As San Francisco and Oakland have endured critical affordable housing crises over the last decade, both cities have observed increases of proscribed, non-permitted living arrangements. The reconfiguration of informal housing landscapes has been evident in the reliance of not only low-income and immigrant residents, but tech workers, teachers, and college students, on cheaper housing units found in converted garages, basements, and warehouses. Informal housing, operating outside the bounds of municipal zoning and land use regulations, has been an integral component of the Bay Area housing market for the last century but has emerged as an urgent public policy priority in recent years. While most municipalities have tacitly ignored such arrangements, San Francisco and Oakland have reconfigured local planning agendas to more aggressively identify and regulate informal housing units.

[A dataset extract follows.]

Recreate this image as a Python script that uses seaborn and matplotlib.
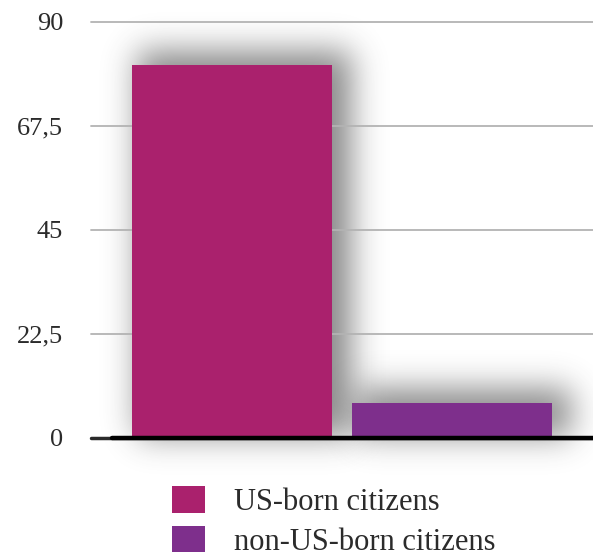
import numpy as np
import pandas as pd
import matplotlib
matplotlib.use("Agg")
import matplotlib.pyplot as plt
from matplotlib.patches import Patch
import seaborn as sns

# Share of citizens by place of birth
groups = ["US-born citizens", "non-US-born citizens"]
values = [80.8, 7.6]
colors = ["#AA216D", "#7E2F8C"]
yticks = [0, 22.5, 45, 67.5, 90]
ytick_labels = ["0", "22,5", "45", "67,5", "90"]

df = pd.DataFrame({"category": ["all"] * len(groups), "group": groups, "value": values})

sns.set_theme(style="white")
plt.rcParams["font.family"] = ["Liberation Serif", "DejaVu Serif"]


class DropShadow:
    """Agg filter: spread, offset and blurred grey copy of an artist."""

    def __init__(self, sigma=16, spread=6, dx=12, dy=-8, alpha=0.62, shade=0.25):
        self.sigma, self.spread = sigma, spread
        self.dx, self.dy = dx, dy
        self.alpha, self.shade = alpha, shade

    def _dilate(self, a):
        s = self.spread
        out = a.copy()
        for k in range(1, s + 1):
            out = np.maximum(out, np.roll(a, k, axis=1))
            out = np.maximum(out, np.roll(a, -k, axis=1))
        b = out.copy()
        for k in range(1, s + 1):
            out = np.maximum(out, np.roll(b, k, axis=0))
            out = np.maximum(out, np.roll(b, -k, axis=0))
        return out

    def _blur(self, a):
        r = int(3 * self.sigma)
        x = np.arange(-r, r + 1)
        k = np.exp(-0.5 * (x / self.sigma) ** 2)
        k /= k.sum()
        a = np.apply_along_axis(lambda m: np.convolve(m, k, mode="same"), 0, a)
        a = np.apply_along_axis(lambda m: np.convolve(m, k, mode="same"), 1, a)
        return a

    def __call__(self, im, dpi):
        pad = int(3 * self.sigma) + self.spread + max(abs(self.dx), abs(self.dy)) + 2
        src = np.pad(im, [(pad, pad), (pad, pad), (0, 0)], "constant")
        a = self._dilate(src[..., 3])
        a = np.roll(a, self.dx, axis=1)
        a = np.roll(a, self.dy, axis=0)
        a = self._blur(a)
        out = np.zeros_like(src)
        out[..., :3] = self.shade
        out[..., 3] = np.clip(a * self.alpha, 0, 1)
        return out, -pad, -pad


fig = plt.figure(figsize=(5.93, 5.56), dpi=100)
ax = fig.add_axes([91 / 593, 118 / 556, 502 / 593, 416 / 556])

# shadow layer under the bars (and under the grid)
sns.barplot(data=df, x="category", y="value", hue="group", hue_order=groups,
            palette=["#000000", "#000000"], saturation=1, width=0.874, gap=0.09,
            legend=False, ax=ax, errorbar=None)
shadow = DropShadow()
for p in ax.patches:
    p.set_agg_filter(shadow)
    p.set_rasterized(True)
    p.set_zorder(0.2)
n_shadow = len(ax.patches)

sns.barplot(data=df, x="category", y="value", hue="group", hue_order=groups,
            palette=colors, saturation=1, width=0.874, gap=0.09,
            legend=False, ax=ax, errorbar=None)
for p in ax.patches[n_shadow:]:
    p.set_edgecolor("none")
    p.set_zorder(2)

ax.set_xlim(-0.5, 0.5)
ax.set_ylim(0, 90)
ax.set_yticks(yticks)
ax.set_yticklabels(ytick_labels)
ax.set_xticks([])
ax.set_xlabel("")
ax.set_ylabel("")
for s in ax.spines.values():
    s.set_visible(False)

ax.yaxis.grid(True, color="#b3b3b3", linewidth=1.3)
ax.set_axisbelow(True)
for gl in ax.yaxis.get_gridlines():
    gl.set_clip_on(False)
ax.yaxis.get_gridlines()[0].set_color("#2a2a2a")
ax.yaxis.get_gridlines()[0].set_linewidth(2.5)

ax.axhline(0, xmin=21 / 502, xmax=1, color="black", linewidth=3.2,
           clip_on=False, zorder=3)

ax.tick_params(axis="y", length=0, pad=20, labelsize=19, labelcolor="#2b2b2b")

handles = [Patch(facecolor=c, edgecolor="none") for c in colors]
fig.legend(handles, groups, loc="upper left", bbox_to_anchor=(0.244, 0.175),
           frameon=False, fontsize=22, handlelength=1.08, handleheight=0.95,
           handletextpad=0.95, labelspacing=0.3, labelcolor="#2b2b2b")

fig.savefig("out.png", dpi=100)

This thesis examines how San Francisco and Oakland have attempted to intervene into informal housing markets and analyzes the efficacy of such policy approaches. I evaluate whether patterns of increased enforcement reflect the informal housing markets of these cities by conducting analyses of building permit records, code violation complaints, and rental market data. I further consider whether life-safety conditions of buildings have been improved and investigate the extent to which tenants have been impacted through interviews with tenant advocates and organizers. Finally, I draw upon extensive interviews with planners, code enforcement officers, policymakers, and tenant advocates to elucidate both the motivations and challenges of attempting to regulate informal housing.

These analyses illustrate the geographies of housing informality in San Francisco and Oakland and identify uneven secondary unit policies that prioritize formalized ADU typologies over the preservation of existing informal units. While rental market, code enforcement, and building permit data reveal the prevalence of informal units across both cities, ADU development has been concentrated among higher-income property owners and remain prohibitively expensive for the moderate and low-income communities that have long relied on garage, basement, and backyard conversions.